Player and spectator safety priority in McKenna Cup call-offs
THE Ulster Council said player and spectator safety was the priority after late decisions to postpone half of its McKenna Cup programme in the minutes before throw-in yesterday.
Armagh’s clash with Derry was the first of the three games to fall victim when referee Martin McNally declared the pitch unplayable after a final inspection just after 1.40pm.
The game was originally set for 2pm, although Ulster GAA had tweeted just after 1pm that throw-in would be delayed for 30 minutes until 2.30pm.
There were only a very small handful of supporters in the Athletic Grounds at the time, though others were just arriving as news broke that the game had been postponed.
The goalmouth at one end was the focus for the officials, although even central parts of the pitch that looked to have defrosted from a distance were still rock solid when the game was called off.
A similar decision followed soon after in Burren, with the goalmouths also the focus of attention as Down’s game with Ulster University was pulled at just after 1.55pm. That game had also been put back to 2.30pm.
Monaghan’s clash with Donegal was the last of the three casualties, with a call to postpone the game in Clones made just after 2.05pm.

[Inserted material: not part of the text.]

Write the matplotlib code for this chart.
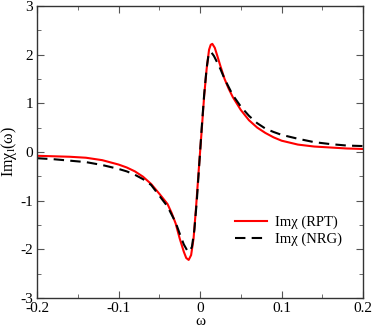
import numpy as np
import matplotlib.pyplot as plt
from matplotlib.ticker import MultipleLocator

plt.rcParams['font.family'] = ['Liberation Serif', 'DejaVu Serif']
plt.rcParams['mathtext.fontset'] = 'custom'
plt.rcParams['mathtext.rm'] = 'Liberation Serif'
plt.rcParams['mathtext.it'] = 'Liberation Serif'

# RPT curve (red)
w_rpt = [-0.2, -0.18, -0.16, -0.14, -0.12, -0.10, -0.09, -0.08, -0.07, -0.06,
         -0.05, -0.04, -0.035, -0.03, -0.025, -0.02, -0.017, -0.014, -0.011,
         -0.008, -0.005, -0.002, 0.0, 0.002, 0.005, 0.008, 0.011, 0.013, 0.015,
         0.018, 0.021, 0.025, 0.03, 0.035, 0.04, 0.05, 0.06, 0.07, 0.08, 0.09,
         0.10, 0.12, 0.14, 0.16, 0.18, 0.20]
im_rpt = [-0.08, -0.09, -0.10, -0.12, -0.17, -0.26, -0.32, -0.40, -0.51, -0.66,
          -0.86, -1.07, -1.25, -1.47, -1.78, -2.05, -2.18, -2.22, -2.12,
          -1.78, -1.15, -0.45, 0.0, 0.45, 1.15, 1.70, 2.10, 2.20, 2.22,
          2.14, 1.98, 1.76, 1.50, 1.30, 1.13, 0.86, 0.65, 0.50, 0.39, 0.30,
          0.23, 0.15, 0.11, 0.09, 0.07, 0.06]

# NRG curve (black dashed)
w_nrg = [-0.2, -0.18, -0.16, -0.14, -0.12, -0.10, -0.09, -0.08, -0.07, -0.06,
         -0.05, -0.04, -0.03, -0.025, -0.02, -0.016, -0.013, -0.010, -0.007,
         -0.004, -0.001, 0.0, 0.002, 0.005, 0.008, 0.010, 0.012, 0.014, 0.017,
         0.020, 0.025, 0.03, 0.04, 0.05, 0.06, 0.07, 0.08, 0.09, 0.10, 0.12,
         0.14, 0.16, 0.18, 0.20]
im_nrg = [-0.13, -0.15, -0.18, -0.21, -0.27, -0.35, -0.40, -0.47, -0.56, -0.68,
          -0.90, -1.12, -1.45, -1.68, -1.90, -2.02, -2.05, -1.95, -1.60,
          -1.00, -0.25, 0.0, 0.50, 1.18, 1.72, 1.95, 2.05, 2.04, 1.97,
          1.87, 1.70, 1.50, 1.17, 0.93, 0.74, 0.59, 0.48, 0.41, 0.35, 0.27,
          0.20, 0.16, 0.13, 0.12]

xticks = [-0.2, -0.1, 0, 0.1, 0.2]
xlabels = ['-0.2', '-0.1', '0', '0.1', '0.2']
yticks = [-3, -2, -1, 0, 1, 2, 3]
ylabels = ['-3', '-2', '-1', '0', '1', '2', '3']

fig = plt.figure(figsize=(3.74, 3.27), dpi=100)
ax = fig.add_axes([0.099, 0.089, 0.872, 0.893])

ax.plot(w_rpt, im_rpt, color='red', lw=1.5, label='Imχ (RPT)')
ax.plot(w_nrg, im_nrg, color='black', lw=1.5, dashes=(5, 3), label='Imχ (NRG)')

ax.set_xlim(-0.2, 0.2)
ax.set_ylim(-3, 3)
ax.set_xticks(xticks)
ax.set_xticklabels(xlabels)
ax.set_yticks(yticks)
ax.set_yticklabels(ylabels)
ax.xaxis.set_minor_locator(MultipleLocator(0.05))
ax.yaxis.set_minor_locator(MultipleLocator(0.5))
ax.tick_params(which='both', direction='in', top=True, right=True,
               labelsize=11, color='#555555')
ax.tick_params(which='major', length=5, pad=3)
ax.tick_params(which='minor', length=3)
for s in ax.spines.values():
    s.set_linewidth(1.0)
    s.set_color('#333333')

ax.set_xlabel('ω', fontsize=11, labelpad=0)
ax.set_ylabel('Imχ$_\\mathrm{l}$(ω)', fontsize=11.5, labelpad=1)

ax.legend(loc='lower right', frameon=False, fontsize=10.5, handlelength=2.2,
          handletextpad=0.5, labelspacing=0.25, borderpad=0.2,
          bbox_to_anchor=(0.965, 0.143))

plt.savefig('out.png', dpi=100)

It had been moved back until 2.15pm but was eventually postponed because of concern over one corner of the St Tiernach’s Park pitch.
Ulster PRO Michael Geoghegan said the provincial body “regretted the inconvenience caused to the people travelling” but that weather conditions earlier in the day had suggested the games may have been able to go ahead.
“Player safety and welfare are paramount to the match officials and that’s why the game was called off,” he said of the Armagh-Derry clash.
“In fairness they gave it until the last minute, and they have to regret the inconvenience caused to the people travelling here, but unfortunately weather’s something you cannot legislate for.
“[They gave it until 1.40pm] because of the way the pitch was thawing out. When we came here at 9.30am, there was a good coating of frost right throughout the ground, but that quickly dispersed because there was a strong sun and we were hopeful at that stage.
“The referee was here at 12.30pm and he was very hopeful at that stage that the pitch would be playable. In fairness the ground staff tried everything in their power to clear the frost, but the goalmouth itself was too dangerous and we were afraid of somebody getting hurt.
“We called the game back this morning by half an hour, we’d said we were going to delay the throw-in to give everybody time, to make sure people would get here on time and to give the pitch every opportunity that it would be playable.
“The teams would have liked the game to have gone ahead had it been possible, and I’m sure the supporters that travelled would have had the same view, as would we. Safety is most important for everybody.”
Ulster CCC will meet later today to thrash out a new schedule for the rest of the competition, with the likelihood being that the postponed games will be pencilled in for Wednesday night.
That would mean the final round of group games would move to the weekend, most likely into the Sunday afternoon slot that’s currently designated for the semi-finals, which would then also move to the following midweek.
But with the cold weather set to continue this week, it could yet play further havoc with attempts to have the McKenna Cup finished on schedule on Saturday, January 20.
“Weather permitting, everything’s realistic, but we can’t legislate for the weather,” said Geoghegan.
“We’ll have to work within those possibilities and whatever the weather forecast is, as Ulster Council always do. We’d be hopeful.
“Player and spectator safety is the most important thing to everybody involved – we don’t want to take people out if the weather’s going to be bad, and we don’t want players to get hurt or injured.”